Later that day, Mr. Hassan called Mr. Clark to update him on the Schering-Plough board deliberations.
During that week, representatives of Wachtell Lipton contacted Fried Frank to provide responses to the draft merger agreement. Among other things, Wachtell Lipton noted to Fried Frank that deal certainty was critical to Schering-Plough and that the need for a right to avoid closing based on financing seemed unnecessary given the strong cash flows of the two companies, the cash on hand, as well as the relatively small financing requirement to close the transaction. Relatedly, Wachtell Lipton noted that from Schering-Plough’s perspective the extent of required regulatory efforts required by the draft merger agreement needed to be enhanced. Wachtell Lipton also noted that the draft merger agreement did not contain a right of Schering-Plough to terminate the agreement in the event the Schering-Plough board changed its recommendation in response to a superior alternative proposal. Finally, Wachtell Lipton, without making any request, noted that the agreement was silent with respect to representation of current Schering-Plough directors on the board of the post-merger company. . . .
Throughout the next days, negotiations with respect to the merger agreement continued, including with respect to transaction certainty. . . .
And, then -- on the very same day, February 27, 2009 -- the Schering-Plough Compensation Committee of the Board of Directors, on the motion of its Chairman, Hans Becherer, granted these officers massive deferred stock units. These phantom units are equivalent to common shares, except that they are payable in cash, as soon as the executive leaves the company. It bears repeating -- "in cash" -- as they leave.

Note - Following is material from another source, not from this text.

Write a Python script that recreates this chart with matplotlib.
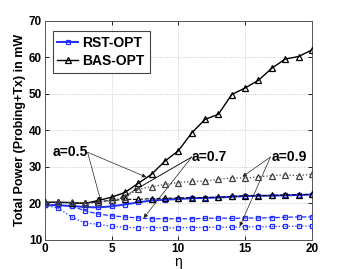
import numpy as np
import matplotlib
matplotlib.use("Agg")
import matplotlib.pyplot as plt

# eta values and power curves (mW)
eta = list(range(21))

rst_a05 = [19.5, 19.5, 19.3, 19.0, 18.9, 19.2, 19.7, 20.3, 20.8, 21.0, 21.2,
           21.4, 21.5, 21.6, 21.8, 22.0, 22.1, 22.1, 22.2, 22.3, 22.4]
rst_a07 = [19.6, 19.5, 19.3, 18.0, 17.1, 16.6, 16.3, 16.0, 15.8, 15.8, 15.8,
           15.8, 15.9, 16.0, 15.9, 16.0, 16.0, 16.1, 16.2, 16.3, 16.3]
rst_a09 = [19.5, 18.7, 16.3, 14.6, 14.3, 13.7, 13.5, 13.3, 13.4, 13.3, 13.3,
           13.4, 13.4, 13.5, 13.5, 13.6, 13.6, 13.7, 13.7, 13.8, 13.8]

bas_a05 = [20.3, 20.3, 20.2, 20.0, 20.8, 21.7, 23.0, 25.5, 28.0, 31.6, 34.4,
           39.3, 43.0, 44.4, 49.8, 51.6, 53.7, 57.0, 59.5, 60.2, 62.0]
bas_a07 = [20.3, 20.3, 20.2, 20.0, 20.5, 20.8, 21.1, 21.1, 21.3, 21.4, 21.5,
           21.6, 21.6, 21.7, 21.9, 22.1, 22.1, 22.2, 22.3, 22.4, 22.5]
bas_a09 = [20.3, 20.3, 20.3, 20.0, 20.3, 20.8, 21.7, 23.9, 24.6, 25.2, 25.7,
           26.0, 26.1, 26.6, 27.0, 26.9, 27.3, 27.6, 27.8, 27.6, 28.0]

plt.rcParams['font.family'] = ['Liberation Sans', 'DejaVu Sans']
plt.rcParams['font.weight'] = 'bold'

fig = plt.figure(figsize=(3.45, 2.69), dpi=100)
ax = fig.add_axes([0.130, 0.108, 0.774, 0.815])

blue = '#1f2fff'
ms_sq = 3.4
ms_tr = 4.8

ax.plot(eta, rst_a05, '-', color=blue, lw=1.4, marker='s', ms=ms_sq,
        mfc='none', mew=0.9, label='RST-OPT', zorder=3)
ax.plot(eta, rst_a07, '--', color=blue, lw=0.9, marker='s', ms=ms_sq,
        mfc='none', mew=0.9, zorder=3)
ax.plot(eta, rst_a09, ':', color=blue, lw=0.9, marker='s', ms=ms_sq,
        mfc='none', mew=0.9, zorder=3)

ax.plot(eta, bas_a05, '-', color='k', lw=1.0, marker='^', ms=ms_tr,
        mfc='none', mew=0.9, label='BAS-OPT', zorder=4)
ax.plot(eta, bas_a07, '--', color='k', lw=0.8, marker='^', ms=ms_tr,
        mfc='none', mew=0.9, zorder=4)
ax.plot(eta, bas_a09, ':', color='#444444', lw=0.9, marker='^', ms=ms_tr,
        mfc='none', mew=0.9, zorder=4)

ax.set_xlim(0, 20)
ax.set_ylim(10, 70)
ax.set_xticks([0, 5, 10, 15, 20])
ax.set_yticks([10, 20, 30, 40, 50, 60, 70])
ax.grid(True, ls=':', color='#bbbbbb', lw=0.6)
ax.tick_params(direction='in', length=3, width=0.6, labelsize=8.5,
               top=True, right=True, pad=2)
for lab in ax.get_xticklabels() + ax.get_yticklabels():
    lab.set_fontweight('bold')
for sp in ax.spines.values():
    sp.set_linewidth(0.7)
    sp.set_color('#555555')

ax.set_xlabel('η', fontsize=10, labelpad=0)
ax.set_ylabel('Total Power (Probing+Tx) in mW', fontsize=9, fontweight='bold',
              labelpad=2)

leg = ax.legend(loc='upper left', bbox_to_anchor=(0.029, 0.954),
                borderaxespad=0, fancybox=False, edgecolor='#444444',
                fontsize=10, handlelength=1.5, handletextpad=0.3,
                borderpad=0.35, labelspacing=0.3, framealpha=1)
leg.get_frame().set_linewidth(0.8)
for t in leg.get_texts():
    t.set_fontweight('bold')

arrow = dict(arrowstyle='-|>', color='#222222', lw=0.5, mutation_scale=6,
             shrinkA=0, shrinkB=0)
txt = dict(fontsize=10, fontweight='bold', va='center')

ax.text(0.6, 34.0, 'a=0.5', ha='left', **txt)
for tip in [(7.6, 27.2), (4.2, 20.5)]:
    ax.annotate('', xy=tip, xytext=(3.2, 34.0), arrowprops=arrow)

ax.text(11.0, 32.7, 'a=0.7', ha='left', **txt)
for tip in [(5.6, 21.2), (6.6, 23.4), (7.4, 16.0)]:
    ax.annotate('', xy=tip, xytext=(11.0, 32.7), arrowprops=arrow)

ax.text(17.0, 32.7, 'a=0.9', ha='left', **txt)
for tip in [(14.8, 27.3), (14.6, 13.7)]:
    ax.annotate('', xy=tip, xytext=(16.9, 32.7), arrowprops=arrow)

fig.savefig('out.png', dpi=100)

Mr. Becherer granted the Top Five (along with many others, not required to be individually-disclosed to the SEC) the following amounts, that day: CEO Hassan -- $3.4 million; Messrs. Bertolini, Cheeley, Kohan, Saunders, Sabatino (who already received an unscheduled $500,000, in cash in December 2008), and Ms. Cox each received between $1 million, and $1.2 million worth of identical phantom units, as well. Over $9 million in the aggregate, just from this one pot. That was when the stock was at $17.39 a share -- February 27, 2009.
Each of the above figures needs to be inflated by about 36 percent, now that Schering-Plough stock is trading north of $23.66 a share tonight (post the proposed reverse-merger announcement of March 9, 2009). So -- Hassan's soaking, from this one tub, was actually $4.6 million; Sabatino -- and the rest -- actually soaked the company for between $1.36 million and $1.63 million each -- or, $12.25 million in the aggregate, for just the Top Five, and just for that one grant.
Disturbingly conflicted interests, no? Let me repeat it again, from above: ". . . .During that week. . . responses to the draft merger agreement. . . deal certainty was critical to Schering-Plough. . . negotiations for transaction certainty. . . ." Gee -- I wonder why.